**Exercise requirements**. Extract only the first line of the listing and every line after it up to and including the one with "const data = YEARS.map((year, i)". Omit the pictures.

**Source data**.
——

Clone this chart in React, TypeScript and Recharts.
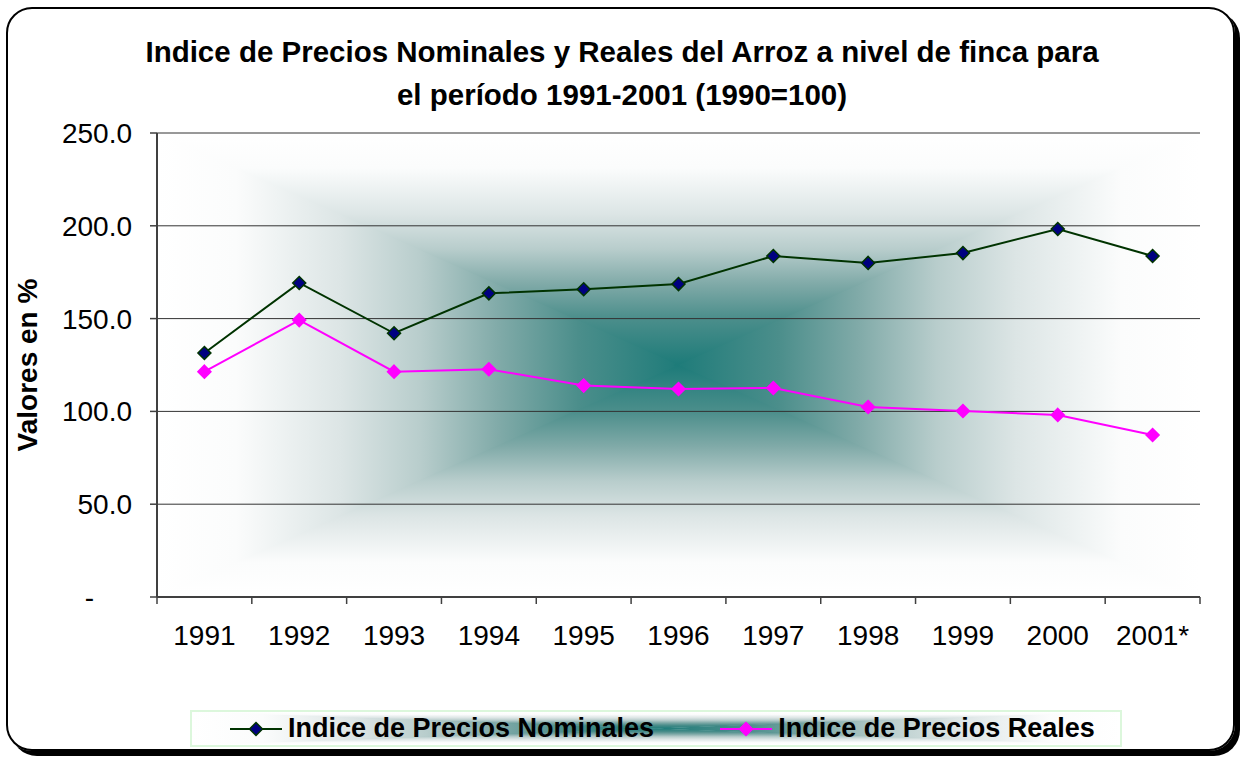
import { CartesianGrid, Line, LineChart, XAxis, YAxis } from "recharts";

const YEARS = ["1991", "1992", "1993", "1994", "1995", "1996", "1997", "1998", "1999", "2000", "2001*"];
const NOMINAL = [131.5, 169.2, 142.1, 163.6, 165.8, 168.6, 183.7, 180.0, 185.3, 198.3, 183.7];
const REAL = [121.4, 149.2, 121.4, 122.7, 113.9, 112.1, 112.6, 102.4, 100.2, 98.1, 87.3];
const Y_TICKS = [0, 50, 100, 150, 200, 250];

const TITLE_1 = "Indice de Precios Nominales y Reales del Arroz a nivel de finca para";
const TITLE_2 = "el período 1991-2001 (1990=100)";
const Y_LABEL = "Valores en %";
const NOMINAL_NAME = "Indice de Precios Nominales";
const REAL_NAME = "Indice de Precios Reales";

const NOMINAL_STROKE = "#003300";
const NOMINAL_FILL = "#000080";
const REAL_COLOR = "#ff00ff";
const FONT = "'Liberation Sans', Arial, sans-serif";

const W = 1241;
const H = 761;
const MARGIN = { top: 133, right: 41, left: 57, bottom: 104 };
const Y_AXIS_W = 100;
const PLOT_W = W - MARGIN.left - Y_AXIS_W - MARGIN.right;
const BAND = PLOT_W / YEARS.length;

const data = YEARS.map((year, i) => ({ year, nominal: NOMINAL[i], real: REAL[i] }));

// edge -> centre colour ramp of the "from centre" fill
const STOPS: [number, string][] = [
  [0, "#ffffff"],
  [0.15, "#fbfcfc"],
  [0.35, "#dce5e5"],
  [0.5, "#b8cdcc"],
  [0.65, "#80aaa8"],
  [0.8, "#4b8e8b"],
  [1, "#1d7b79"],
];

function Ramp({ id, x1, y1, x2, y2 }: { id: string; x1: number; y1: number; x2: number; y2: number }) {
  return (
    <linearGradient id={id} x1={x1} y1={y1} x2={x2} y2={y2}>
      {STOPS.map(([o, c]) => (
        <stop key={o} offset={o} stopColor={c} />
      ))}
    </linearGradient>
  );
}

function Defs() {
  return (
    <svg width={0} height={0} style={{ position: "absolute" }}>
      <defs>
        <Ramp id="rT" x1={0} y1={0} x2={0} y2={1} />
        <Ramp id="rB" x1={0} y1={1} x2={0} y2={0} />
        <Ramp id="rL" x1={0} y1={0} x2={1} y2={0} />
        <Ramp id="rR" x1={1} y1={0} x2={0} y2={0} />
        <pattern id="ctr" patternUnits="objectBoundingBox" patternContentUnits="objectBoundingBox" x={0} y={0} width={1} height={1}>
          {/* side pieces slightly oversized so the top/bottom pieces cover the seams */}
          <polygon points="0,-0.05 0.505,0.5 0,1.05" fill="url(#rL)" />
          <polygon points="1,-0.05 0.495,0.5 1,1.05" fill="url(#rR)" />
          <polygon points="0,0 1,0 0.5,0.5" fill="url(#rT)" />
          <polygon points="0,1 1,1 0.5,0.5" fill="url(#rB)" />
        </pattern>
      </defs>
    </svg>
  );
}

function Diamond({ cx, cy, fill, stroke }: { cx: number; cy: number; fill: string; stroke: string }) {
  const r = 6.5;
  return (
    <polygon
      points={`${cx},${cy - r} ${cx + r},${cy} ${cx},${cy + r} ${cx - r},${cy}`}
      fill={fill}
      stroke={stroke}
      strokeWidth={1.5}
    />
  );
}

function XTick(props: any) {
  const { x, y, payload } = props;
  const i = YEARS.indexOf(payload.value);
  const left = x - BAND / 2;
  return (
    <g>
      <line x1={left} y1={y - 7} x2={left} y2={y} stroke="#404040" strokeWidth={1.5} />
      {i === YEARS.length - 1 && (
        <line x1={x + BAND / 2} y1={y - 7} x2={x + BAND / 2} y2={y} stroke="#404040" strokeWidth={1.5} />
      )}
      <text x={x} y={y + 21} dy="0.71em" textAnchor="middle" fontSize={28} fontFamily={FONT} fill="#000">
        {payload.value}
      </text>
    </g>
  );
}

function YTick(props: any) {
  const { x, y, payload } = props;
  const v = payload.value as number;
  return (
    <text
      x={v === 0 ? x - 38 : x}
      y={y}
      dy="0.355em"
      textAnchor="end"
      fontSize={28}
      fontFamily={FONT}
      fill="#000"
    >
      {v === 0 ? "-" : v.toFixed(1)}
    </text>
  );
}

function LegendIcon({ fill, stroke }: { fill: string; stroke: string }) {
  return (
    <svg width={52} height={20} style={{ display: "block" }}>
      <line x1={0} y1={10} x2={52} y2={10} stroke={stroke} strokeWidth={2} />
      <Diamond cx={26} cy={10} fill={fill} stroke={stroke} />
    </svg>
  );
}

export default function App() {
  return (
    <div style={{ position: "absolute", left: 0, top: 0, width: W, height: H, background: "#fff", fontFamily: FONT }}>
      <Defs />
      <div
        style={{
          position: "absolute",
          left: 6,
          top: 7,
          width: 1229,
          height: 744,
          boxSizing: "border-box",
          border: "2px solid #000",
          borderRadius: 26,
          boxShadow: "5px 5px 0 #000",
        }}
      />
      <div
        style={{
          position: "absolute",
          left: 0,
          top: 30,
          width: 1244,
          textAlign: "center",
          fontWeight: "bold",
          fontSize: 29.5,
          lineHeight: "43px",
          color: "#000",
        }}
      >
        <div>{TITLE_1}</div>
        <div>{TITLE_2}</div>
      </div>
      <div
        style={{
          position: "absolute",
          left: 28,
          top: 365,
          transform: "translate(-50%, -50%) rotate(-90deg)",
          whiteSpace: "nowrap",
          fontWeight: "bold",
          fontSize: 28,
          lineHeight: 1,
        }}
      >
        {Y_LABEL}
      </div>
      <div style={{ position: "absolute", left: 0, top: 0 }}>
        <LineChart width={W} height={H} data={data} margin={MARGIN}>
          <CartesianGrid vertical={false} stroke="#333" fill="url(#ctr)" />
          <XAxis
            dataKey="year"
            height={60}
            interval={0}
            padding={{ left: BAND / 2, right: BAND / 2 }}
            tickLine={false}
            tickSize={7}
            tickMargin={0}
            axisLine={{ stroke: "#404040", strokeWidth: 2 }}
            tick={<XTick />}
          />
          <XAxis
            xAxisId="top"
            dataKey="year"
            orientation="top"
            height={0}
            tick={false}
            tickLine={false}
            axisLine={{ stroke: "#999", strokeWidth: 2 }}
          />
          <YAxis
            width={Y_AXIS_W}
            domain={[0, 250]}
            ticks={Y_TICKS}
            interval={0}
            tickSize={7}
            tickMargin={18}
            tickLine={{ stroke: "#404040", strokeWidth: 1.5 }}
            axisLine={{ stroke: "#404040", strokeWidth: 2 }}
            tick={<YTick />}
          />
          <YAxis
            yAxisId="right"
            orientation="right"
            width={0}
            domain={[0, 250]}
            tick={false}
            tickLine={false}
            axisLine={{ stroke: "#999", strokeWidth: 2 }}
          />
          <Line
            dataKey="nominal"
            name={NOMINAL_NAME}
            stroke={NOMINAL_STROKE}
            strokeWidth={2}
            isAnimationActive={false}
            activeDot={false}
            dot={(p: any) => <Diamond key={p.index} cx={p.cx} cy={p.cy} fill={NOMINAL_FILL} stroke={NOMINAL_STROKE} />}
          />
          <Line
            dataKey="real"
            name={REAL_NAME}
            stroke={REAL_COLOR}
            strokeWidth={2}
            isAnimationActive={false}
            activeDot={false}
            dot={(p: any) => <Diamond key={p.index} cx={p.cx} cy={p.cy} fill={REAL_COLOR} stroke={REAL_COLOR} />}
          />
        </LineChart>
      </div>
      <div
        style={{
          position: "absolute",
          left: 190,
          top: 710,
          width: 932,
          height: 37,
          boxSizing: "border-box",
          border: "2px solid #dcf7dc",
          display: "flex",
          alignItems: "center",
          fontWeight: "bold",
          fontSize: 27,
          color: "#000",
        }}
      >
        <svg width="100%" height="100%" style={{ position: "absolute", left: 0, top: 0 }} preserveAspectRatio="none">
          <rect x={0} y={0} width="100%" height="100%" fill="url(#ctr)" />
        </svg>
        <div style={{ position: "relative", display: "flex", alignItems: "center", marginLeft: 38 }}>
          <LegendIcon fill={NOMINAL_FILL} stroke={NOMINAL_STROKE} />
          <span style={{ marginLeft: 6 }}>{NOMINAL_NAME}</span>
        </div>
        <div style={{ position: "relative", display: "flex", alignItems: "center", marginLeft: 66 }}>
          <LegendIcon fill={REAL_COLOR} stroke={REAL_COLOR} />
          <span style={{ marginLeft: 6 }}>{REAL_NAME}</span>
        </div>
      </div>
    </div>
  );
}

——

**Result of the exercise**.
Clone this chart in React, TypeScript and Recharts.
import { CartesianGrid, Line, LineChart, XAxis, YAxis } from "recharts";

const YEARS = ["1991", "1992", "1993", "1994", "1995", "1996", "1997", "1998", "1999", "2000", "2001*"];
const NOMINAL = [131.5, 169.2, 142.1, 163.6, 165.8, 168.6, 183.7, 180.0, 185.3, 198.3, 183.7];
const REAL = [121.4, 149.2, 121.4, 122.7, 113.9, 112.1, 112.6, 102.4, 100.2, 98.1, 87.3];
const Y_TICKS = [0, 50, 100, 150, 200, 250];

const TITLE_1 = "Indice de Precios Nominales y Reales del Arroz a nivel de finca para";
const TITLE_2 = "el período 1991-2001 (1990=100)";
const Y_LABEL = "Valores en %";
const NOMINAL_NAME = "Indice de Precios Nominales";
const REAL_NAME = "Indice de Precios Reales";

const NOMINAL_STROKE = "#003300";
const NOMINAL_FILL = "#000080";
const REAL_COLOR = "#ff00ff";
const FONT = "'Liberation Sans', Arial, sans-serif";

const W = 1241;
const H = 761;
const MARGIN = { top: 133, right: 41, left: 57, bottom: 104 };
const Y_AXIS_W = 100;
const PLOT_W = W - MARGIN.left - Y_AXIS_W - MARGIN.right;
const BAND = PLOT_W / YEARS.length;

const data = YEARS.map((year, i) => ({ year, nominal: NOMINAL[i], real: REAL[i] }));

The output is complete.